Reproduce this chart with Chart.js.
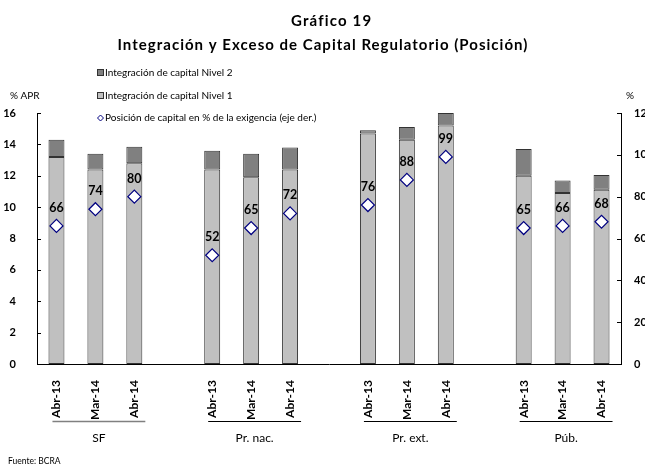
<!DOCTYPE html>
<html>
<head>
<meta charset="utf-8">
<script src="https://cdn.jsdelivr.net/npm/chart.js@4"></script>
<style>
  html, body { margin: 0; padding: 0; background: #fff; }
  canvas { display: block; }
</style>
</head>
<body>
<canvas id="chart" width="645" height="468"></canvas>
<script>
// Gráfico 19 - Integración y Exceso de Capital Regulatorio (Posición)

// Data
const periods = ['Abr-13', 'Mar-14', 'Abr-14'];
const groups = ['SF', 'Pr. nac.', 'Pr. ext.', 'Púb.'];
const nivel1 = [13.2, 12.4, 12.8, 12.4, 11.9, 12.4, 14.7, 14.3, 15.2, 12.0, 10.9, 11.1];
const nivel2 = [1.1, 1.0, 1.05, 1.2, 1.5, 1.4, 0.2, 0.8, 0.8, 1.7, 0.8, 0.95];
const posicion = [66, 74, 80, 52, 65, 72, 76, 88, 99, 65, 66, 68];
const leftAxis = { min: 0, max: 16, step: 2 };
const rightAxis = { min: 0, max: 120, step: 20 };

const FONT = 'Lato, "Open Sans", sans-serif';

// Insert an empty category between groups
function withGaps(values, blank) {
  const out = [];
  groups.forEach((g, gi) => {
    if (gi > 0) out.push(blank);
    periods.forEach((p, pi) => out.push(values[gi * periods.length + pi]));
  });
  return out;
}

const labels = withGaps(groups.flatMap(() => periods), '');

// draw text stretched (via letter spacing) to a given width, centered
function spacedText(ctx, text, cx, cy, width) {
  ctx.letterSpacing = '0px';
  const w = ctx.measureText(text).width;
  const ls = Math.max(0, (width - w) / (text.length - 1));
  ctx.letterSpacing = ls.toFixed(2) + 'px';
  ctx.textAlign = 'left';
  ctx.fillText(text, cx - width / 2, cy);
  ctx.letterSpacing = '0px';
}

// Titles, legend, inner ticks, value labels and group captions
const overlay = {
  id: 'overlay',
  afterDraw(chart) {
    const ctx = chart.ctx;
    const { x, y, y1 } = chart.scales;
    const area = chart.chartArea;
    ctx.save();

    // titles
    ctx.fillStyle = '#000';
    ctx.textBaseline = 'middle';
    ctx.font = 'bold 15px ' + FONT;
    spacedText(ctx, 'Gráfico 19', 331, 21, 80);
    spacedText(ctx, 'Integración y Exceso de Capital Regulatorio (Posición)', 322.5, 45, 410);

    // axis units
    ctx.font = '10px ' + FONT;
    ctx.textAlign = 'left';
    ctx.fillText('% APR', 10, 96);
    ctx.fillText('%', 626, 96);

    // inner tick marks
    ctx.strokeStyle = '#000';
    ctx.lineWidth = 1;
    y.ticks.forEach(t => {
      const py = Math.round(y.getPixelForValue(t.value)) + 0.5;
      ctx.beginPath(); ctx.moveTo(area.left, py); ctx.lineTo(area.left + 4, py); ctx.stroke();
    });
    y1.ticks.forEach(t => {
      const py = Math.round(y1.getPixelForValue(t.value)) + 0.5;
      ctx.beginPath(); ctx.moveTo(area.right, py); ctx.lineTo(area.right - 4, py); ctx.stroke();
    });

    // legend
    ctx.font = '10px ' + FONT;
    ctx.textBaseline = 'middle';
    const legend = [
      { text: 'Integración de capital Nivel 2', y: 73, kind: 'box', fill: '#808080' },
      { text: 'Integración de capital Nivel 1', y: 96, kind: 'box', fill: '#c0c0c0' },
      { text: 'Posición de capital en % de la exigencia (eje der.)', y: 118, kind: 'diamond' }
    ];
    legend.forEach(item => {
      if (item.kind === 'box') {
        ctx.fillStyle = item.fill;
        ctx.fillRect(97.5, item.y - 3.5, 6, 6);
        ctx.strokeStyle = '#333';
        ctx.strokeRect(97.5, item.y - 3.5, 6, 6);
      } else {
        ctx.strokeStyle = '#000080';
        ctx.fillStyle = '#fff';
        ctx.beginPath();
        ctx.moveTo(100.5, item.y - 3); ctx.lineTo(103.5, item.y);
        ctx.lineTo(100.5, item.y + 3); ctx.lineTo(97.5, item.y);
        ctx.closePath(); ctx.fill(); ctx.stroke();
      }
      ctx.fillStyle = '#000';
      ctx.textAlign = 'left';
      ctx.fillText(item.text, 105, item.y);
    });

    // value labels above the diamonds
    ctx.font = 'bold 12.5px ' + FONT;
    ctx.textAlign = 'center';
    chart.getDatasetMeta(2).data.forEach((pt, i) => {
      const v = chart.data.datasets[2].data[i];
      if (v == null) return;
      ctx.fillText(String(v), pt.x, pt.y - 18);
    });

    // group captions under the period labels
    ctx.font = '12px ' + FONT;
    groups.forEach((g, gi) => {
      const first = gi * (periods.length + 1);
      const last = first + periods.length - 1;
      const x0 = x.getPixelForTick(first) - 4;
      const x1 = x.getPixelForTick(last) + 11;
      ctx.strokeStyle = gi === 0 ? '#808080' : '#000';
      ctx.lineWidth = gi === 0 ? 1.5 : 1;
      ctx.beginPath(); ctx.moveTo(x0, 421.5); ctx.lineTo(x1, 421.5); ctx.stroke();
      ctx.fillStyle = '#000';
      ctx.fillText(g, (x0 + x1) / 2, 438);
    });

    // source
    ctx.font = '8.5px ' + FONT;
    ctx.textAlign = 'left';
    ctx.fillText('Fuente: BCRA', 8, 461);

    ctx.restore();
  }
};

const chart = new Chart(document.getElementById('chart'), {
  type: 'bar',
  data: {
    labels,
    datasets: [
      {
        label: 'Integración de capital Nivel 1',
        data: withGaps(nivel1, null),
        backgroundColor: '#c0c0c0',
        borderColor: '#333',
        borderWidth: 1,
        borderSkipped: false,
        barPercentage: 0.41,
        categoryPercentage: 1,
        yAxisID: 'y',
        order: 2
      },
      {
        label: 'Integración de capital Nivel 2',
        data: withGaps(nivel2, null),
        backgroundColor: '#808080',
        borderColor: '#333',
        borderWidth: 1,
        borderSkipped: false,
        barPercentage: 0.41,
        categoryPercentage: 1,
        yAxisID: 'y',
        order: 2
      },
      {
        type: 'line',
        label: 'Posición de capital en % de la exigencia (eje der.)',
        data: withGaps(posicion, null),
        showLine: false,
        pointStyle: 'rectRot',
        pointRadius: 6.5,
        pointBackgroundColor: '#fff',
        pointBorderColor: '#000080',
        pointBorderWidth: 1.2,
        yAxisID: 'y1',
        order: 1
      }
    ]
  },
  options: {
    responsive: false,
    animation: false,
    devicePixelRatio: 1,
    layout: { padding: { top: 113, left: 0, right: 0, bottom: 0 } },
    plugins: {
      legend: { display: false },
      tooltip: { enabled: false }
    },
    scales: {
      x: {
        stacked: true,
        grid: { display: false },
        border: { display: true, color: '#000', width: 1 },
        ticks: {
          autoSkip: false,
          maxRotation: 90,
          minRotation: 90,
          padding: 8,
          color: '#000',
          font: { family: FONT, size: 12, weight: 'bold' }
        },
        afterFit: s => { s.height = 104; }
      },
      y: {
        stacked: true,
        position: 'left',
        min: leftAxis.min,
        max: leftAxis.max,
        grid: { display: false },
        border: { display: true, color: '#000', width: 1 },
        ticks: {
          stepSize: leftAxis.step,
          padding: 13,
          color: '#000',
          font: { family: FONT, size: 11, weight: 'bold' }
        },
        afterFit: s => { s.width = 37; }
      },
      y1: {
        position: 'right',
        min: rightAxis.min,
        max: rightAxis.max,
        grid: { display: false },
        border: { display: true, color: '#000', width: 1 },
        ticks: {
          stepSize: rightAxis.step,
          padding: 5,
          color: '#000',
          font: { family: FONT, size: 11, weight: 'bold' }
        },
        afterFit: s => { s.width = 24; }
      }
    }
  },
  plugins: [overlay]
});
</script>
</body>
</html>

---

PROBLEM REQUIREMENTS: Leave out the pictures and repeat the lines from the start of the material through the line with "- Integración y Exceso de Capital Regulatorio (Posición)", inclusive.

RESPONSE TO THIS EXERCISE:
Reproduce this chart with Chart.js.
<!DOCTYPE html>
<html>
<head>
<meta charset="utf-8">
<script src="https://cdn.jsdelivr.net/npm/chart.js@4"></script>
<style>
  html, body { margin: 0; padding: 0; background: #fff; }
  canvas { display: block; }
</style>
</head>
<body>
<canvas id="chart" width="645" height="468"></canvas>
<script>
// Gráfico 19 - Integración y Exceso de Capital Regulatorio (Posición)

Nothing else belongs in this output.